* BEGIN ENTRIES PROVIDED *

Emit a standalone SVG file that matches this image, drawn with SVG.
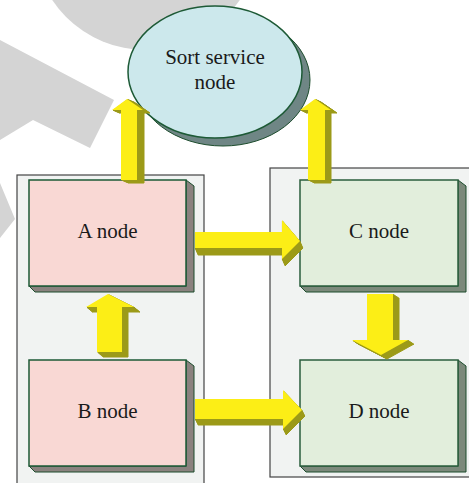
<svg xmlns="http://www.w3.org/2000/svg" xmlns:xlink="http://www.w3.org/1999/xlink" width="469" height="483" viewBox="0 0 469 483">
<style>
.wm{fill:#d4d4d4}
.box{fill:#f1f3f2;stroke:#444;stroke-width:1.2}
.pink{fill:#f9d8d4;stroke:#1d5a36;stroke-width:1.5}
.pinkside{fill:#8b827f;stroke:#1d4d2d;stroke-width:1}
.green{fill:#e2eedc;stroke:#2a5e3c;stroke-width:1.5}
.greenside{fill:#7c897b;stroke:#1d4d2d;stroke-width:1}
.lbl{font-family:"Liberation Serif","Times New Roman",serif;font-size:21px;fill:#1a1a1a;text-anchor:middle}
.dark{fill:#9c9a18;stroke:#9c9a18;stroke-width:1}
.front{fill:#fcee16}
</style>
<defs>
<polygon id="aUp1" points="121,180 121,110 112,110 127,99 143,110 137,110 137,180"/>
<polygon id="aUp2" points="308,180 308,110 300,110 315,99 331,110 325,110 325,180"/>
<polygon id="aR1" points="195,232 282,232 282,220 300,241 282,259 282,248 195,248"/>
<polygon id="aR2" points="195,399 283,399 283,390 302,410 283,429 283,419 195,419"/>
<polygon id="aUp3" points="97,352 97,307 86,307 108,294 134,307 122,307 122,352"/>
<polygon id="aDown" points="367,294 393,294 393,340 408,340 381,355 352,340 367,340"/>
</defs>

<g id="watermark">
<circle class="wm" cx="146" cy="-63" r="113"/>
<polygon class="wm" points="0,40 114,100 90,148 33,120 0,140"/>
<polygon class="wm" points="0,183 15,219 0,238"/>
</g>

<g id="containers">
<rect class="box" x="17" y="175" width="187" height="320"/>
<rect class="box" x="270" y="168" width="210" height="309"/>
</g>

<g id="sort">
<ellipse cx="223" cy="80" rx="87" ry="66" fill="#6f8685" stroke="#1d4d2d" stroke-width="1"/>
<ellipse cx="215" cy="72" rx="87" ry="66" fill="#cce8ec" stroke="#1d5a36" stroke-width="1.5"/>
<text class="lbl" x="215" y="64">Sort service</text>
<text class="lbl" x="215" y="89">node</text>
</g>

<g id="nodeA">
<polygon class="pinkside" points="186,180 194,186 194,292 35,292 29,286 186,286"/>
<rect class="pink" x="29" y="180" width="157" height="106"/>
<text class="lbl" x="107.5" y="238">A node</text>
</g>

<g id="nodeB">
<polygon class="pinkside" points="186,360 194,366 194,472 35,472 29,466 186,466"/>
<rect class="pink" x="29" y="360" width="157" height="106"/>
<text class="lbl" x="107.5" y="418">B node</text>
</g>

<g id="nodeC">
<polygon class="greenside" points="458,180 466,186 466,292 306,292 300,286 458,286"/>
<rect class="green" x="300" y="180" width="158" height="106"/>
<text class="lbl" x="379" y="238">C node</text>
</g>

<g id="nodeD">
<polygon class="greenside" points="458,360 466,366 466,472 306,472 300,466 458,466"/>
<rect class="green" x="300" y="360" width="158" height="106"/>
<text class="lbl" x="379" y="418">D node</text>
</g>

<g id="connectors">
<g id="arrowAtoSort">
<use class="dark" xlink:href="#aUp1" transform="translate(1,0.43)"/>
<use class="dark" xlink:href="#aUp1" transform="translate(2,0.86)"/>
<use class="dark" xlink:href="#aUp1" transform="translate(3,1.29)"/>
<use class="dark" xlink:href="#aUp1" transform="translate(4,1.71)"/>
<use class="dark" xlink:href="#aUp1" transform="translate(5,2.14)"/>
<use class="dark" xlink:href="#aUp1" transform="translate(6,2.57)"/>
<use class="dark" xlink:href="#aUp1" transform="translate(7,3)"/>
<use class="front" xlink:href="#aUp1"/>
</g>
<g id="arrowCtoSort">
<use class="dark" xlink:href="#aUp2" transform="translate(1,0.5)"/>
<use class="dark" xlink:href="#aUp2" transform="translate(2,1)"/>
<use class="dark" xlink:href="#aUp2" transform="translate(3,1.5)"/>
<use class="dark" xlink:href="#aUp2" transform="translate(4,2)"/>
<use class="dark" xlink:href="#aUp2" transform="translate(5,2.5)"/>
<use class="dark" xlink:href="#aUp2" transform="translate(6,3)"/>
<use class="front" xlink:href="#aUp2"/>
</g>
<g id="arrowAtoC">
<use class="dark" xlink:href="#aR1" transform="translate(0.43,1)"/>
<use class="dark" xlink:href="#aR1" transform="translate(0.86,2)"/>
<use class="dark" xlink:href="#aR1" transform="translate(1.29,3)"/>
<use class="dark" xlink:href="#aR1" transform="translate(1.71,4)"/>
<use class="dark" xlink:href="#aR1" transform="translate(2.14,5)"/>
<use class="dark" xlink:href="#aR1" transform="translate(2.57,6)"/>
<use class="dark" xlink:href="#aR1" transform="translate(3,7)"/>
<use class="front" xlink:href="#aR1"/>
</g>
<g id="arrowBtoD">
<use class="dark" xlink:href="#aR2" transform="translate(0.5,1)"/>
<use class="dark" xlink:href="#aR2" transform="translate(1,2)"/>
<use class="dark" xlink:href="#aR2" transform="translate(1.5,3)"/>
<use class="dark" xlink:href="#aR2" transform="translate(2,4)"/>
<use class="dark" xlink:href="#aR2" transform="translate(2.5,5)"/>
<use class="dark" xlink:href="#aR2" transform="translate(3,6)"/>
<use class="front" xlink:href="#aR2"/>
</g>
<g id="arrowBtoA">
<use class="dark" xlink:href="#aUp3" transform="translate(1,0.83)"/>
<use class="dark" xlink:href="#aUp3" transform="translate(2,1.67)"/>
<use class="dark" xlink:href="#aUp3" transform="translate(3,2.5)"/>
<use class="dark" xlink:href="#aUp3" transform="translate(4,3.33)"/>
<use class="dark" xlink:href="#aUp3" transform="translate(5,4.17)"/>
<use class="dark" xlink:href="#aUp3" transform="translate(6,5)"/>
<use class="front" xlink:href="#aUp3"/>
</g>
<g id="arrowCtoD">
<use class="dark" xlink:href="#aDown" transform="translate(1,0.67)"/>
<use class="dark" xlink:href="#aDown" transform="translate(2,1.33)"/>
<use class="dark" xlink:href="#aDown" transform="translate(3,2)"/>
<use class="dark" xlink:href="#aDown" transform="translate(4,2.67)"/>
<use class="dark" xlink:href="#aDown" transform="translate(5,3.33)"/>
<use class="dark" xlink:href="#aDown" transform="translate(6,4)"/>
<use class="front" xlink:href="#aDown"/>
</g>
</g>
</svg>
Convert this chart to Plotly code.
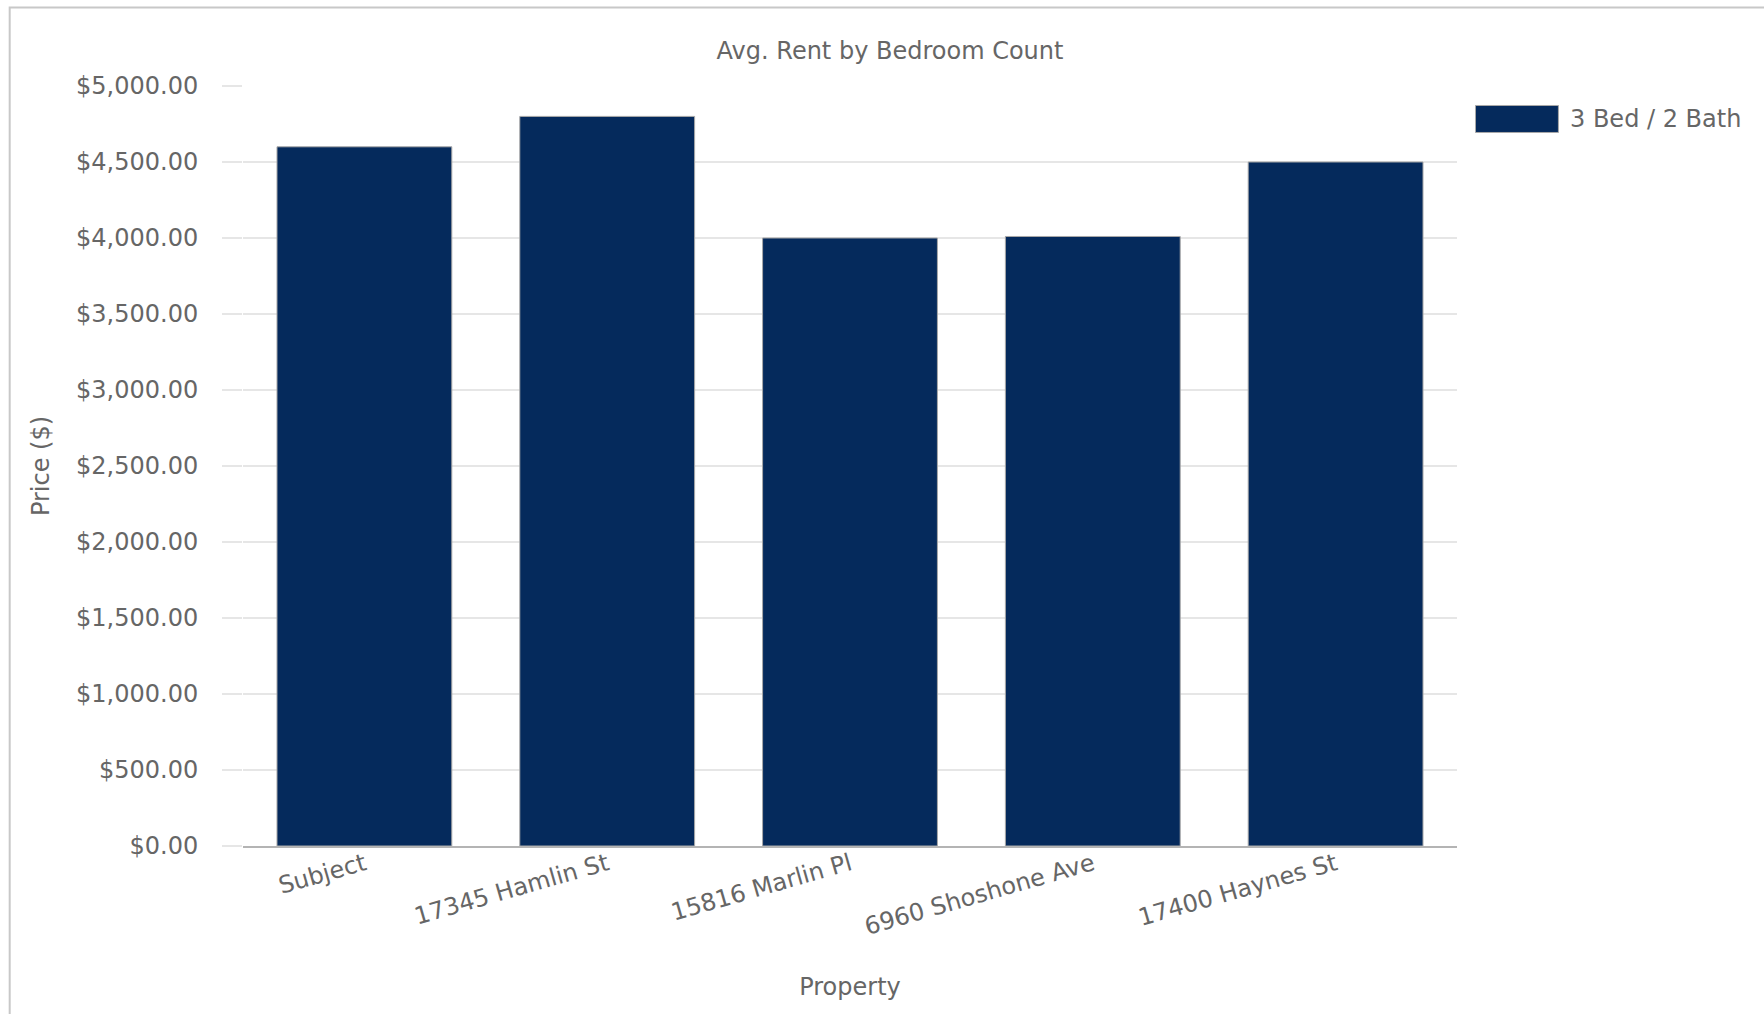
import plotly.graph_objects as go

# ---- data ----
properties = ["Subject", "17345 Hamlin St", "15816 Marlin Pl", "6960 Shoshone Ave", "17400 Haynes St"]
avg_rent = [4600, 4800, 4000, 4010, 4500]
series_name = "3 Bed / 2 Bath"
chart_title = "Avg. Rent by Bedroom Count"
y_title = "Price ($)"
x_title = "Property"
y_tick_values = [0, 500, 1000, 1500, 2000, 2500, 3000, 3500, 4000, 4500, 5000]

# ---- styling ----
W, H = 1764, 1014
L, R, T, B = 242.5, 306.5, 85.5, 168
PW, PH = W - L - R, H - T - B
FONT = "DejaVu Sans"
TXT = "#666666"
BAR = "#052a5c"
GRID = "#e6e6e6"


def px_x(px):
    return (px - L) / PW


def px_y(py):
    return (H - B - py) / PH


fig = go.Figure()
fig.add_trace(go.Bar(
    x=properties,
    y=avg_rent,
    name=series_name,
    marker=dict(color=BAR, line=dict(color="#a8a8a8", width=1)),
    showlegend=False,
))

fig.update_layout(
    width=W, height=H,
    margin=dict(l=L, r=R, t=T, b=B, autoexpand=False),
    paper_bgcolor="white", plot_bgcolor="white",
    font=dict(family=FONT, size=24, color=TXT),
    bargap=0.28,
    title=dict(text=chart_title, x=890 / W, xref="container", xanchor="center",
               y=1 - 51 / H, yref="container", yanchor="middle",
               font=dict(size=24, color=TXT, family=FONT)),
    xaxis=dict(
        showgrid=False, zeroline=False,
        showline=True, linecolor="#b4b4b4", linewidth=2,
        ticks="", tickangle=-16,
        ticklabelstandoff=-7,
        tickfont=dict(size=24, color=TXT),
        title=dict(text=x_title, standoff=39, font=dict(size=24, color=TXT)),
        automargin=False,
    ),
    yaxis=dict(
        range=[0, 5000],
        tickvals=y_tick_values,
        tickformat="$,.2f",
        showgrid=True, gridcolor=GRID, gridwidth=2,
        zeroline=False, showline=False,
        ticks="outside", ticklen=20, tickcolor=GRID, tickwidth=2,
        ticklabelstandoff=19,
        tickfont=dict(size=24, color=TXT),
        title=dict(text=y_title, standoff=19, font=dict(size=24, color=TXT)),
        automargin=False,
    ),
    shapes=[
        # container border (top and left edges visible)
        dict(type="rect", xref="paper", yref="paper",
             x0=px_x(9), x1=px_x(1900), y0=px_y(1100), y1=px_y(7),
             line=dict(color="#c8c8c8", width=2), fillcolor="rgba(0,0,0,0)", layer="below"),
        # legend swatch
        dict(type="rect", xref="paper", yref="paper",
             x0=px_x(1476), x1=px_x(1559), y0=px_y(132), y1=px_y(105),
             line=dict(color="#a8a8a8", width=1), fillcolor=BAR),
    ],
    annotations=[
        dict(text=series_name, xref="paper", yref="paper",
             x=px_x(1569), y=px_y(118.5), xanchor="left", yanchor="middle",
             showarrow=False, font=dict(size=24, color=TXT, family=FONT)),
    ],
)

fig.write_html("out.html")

* END ENTRIES PROVIDED *
* BEGIN ENTRIES PROVIDED *

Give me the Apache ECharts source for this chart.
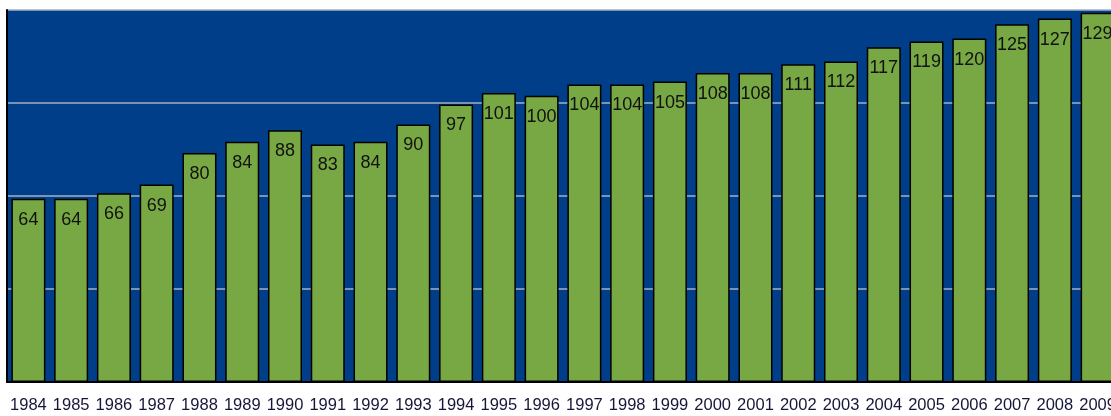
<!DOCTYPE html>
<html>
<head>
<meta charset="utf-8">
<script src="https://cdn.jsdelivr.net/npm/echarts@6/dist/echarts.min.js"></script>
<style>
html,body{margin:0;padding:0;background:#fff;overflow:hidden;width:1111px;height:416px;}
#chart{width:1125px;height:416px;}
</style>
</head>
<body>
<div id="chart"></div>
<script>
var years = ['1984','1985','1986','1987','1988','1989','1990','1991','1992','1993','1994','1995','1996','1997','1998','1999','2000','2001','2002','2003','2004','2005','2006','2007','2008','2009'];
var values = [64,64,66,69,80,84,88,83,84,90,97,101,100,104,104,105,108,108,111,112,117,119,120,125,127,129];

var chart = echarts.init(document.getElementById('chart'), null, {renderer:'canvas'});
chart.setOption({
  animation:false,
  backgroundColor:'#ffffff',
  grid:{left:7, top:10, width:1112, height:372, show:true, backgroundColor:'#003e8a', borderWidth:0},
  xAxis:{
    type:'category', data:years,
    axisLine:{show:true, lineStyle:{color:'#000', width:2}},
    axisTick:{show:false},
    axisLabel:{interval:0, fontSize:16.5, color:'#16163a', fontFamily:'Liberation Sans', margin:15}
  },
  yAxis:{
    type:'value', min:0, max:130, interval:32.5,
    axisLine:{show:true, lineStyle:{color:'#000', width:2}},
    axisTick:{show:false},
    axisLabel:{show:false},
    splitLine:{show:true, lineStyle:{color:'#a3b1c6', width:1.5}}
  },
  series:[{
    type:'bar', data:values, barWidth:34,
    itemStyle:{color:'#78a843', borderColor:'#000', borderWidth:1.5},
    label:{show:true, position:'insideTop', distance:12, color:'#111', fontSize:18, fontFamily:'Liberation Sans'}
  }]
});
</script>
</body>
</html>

* END ENTRIES PROVIDED *

## TASK BRIEF
What is the number of lines that hold the string "this"? Give it alone.

## COMPLETE OUTPUT
3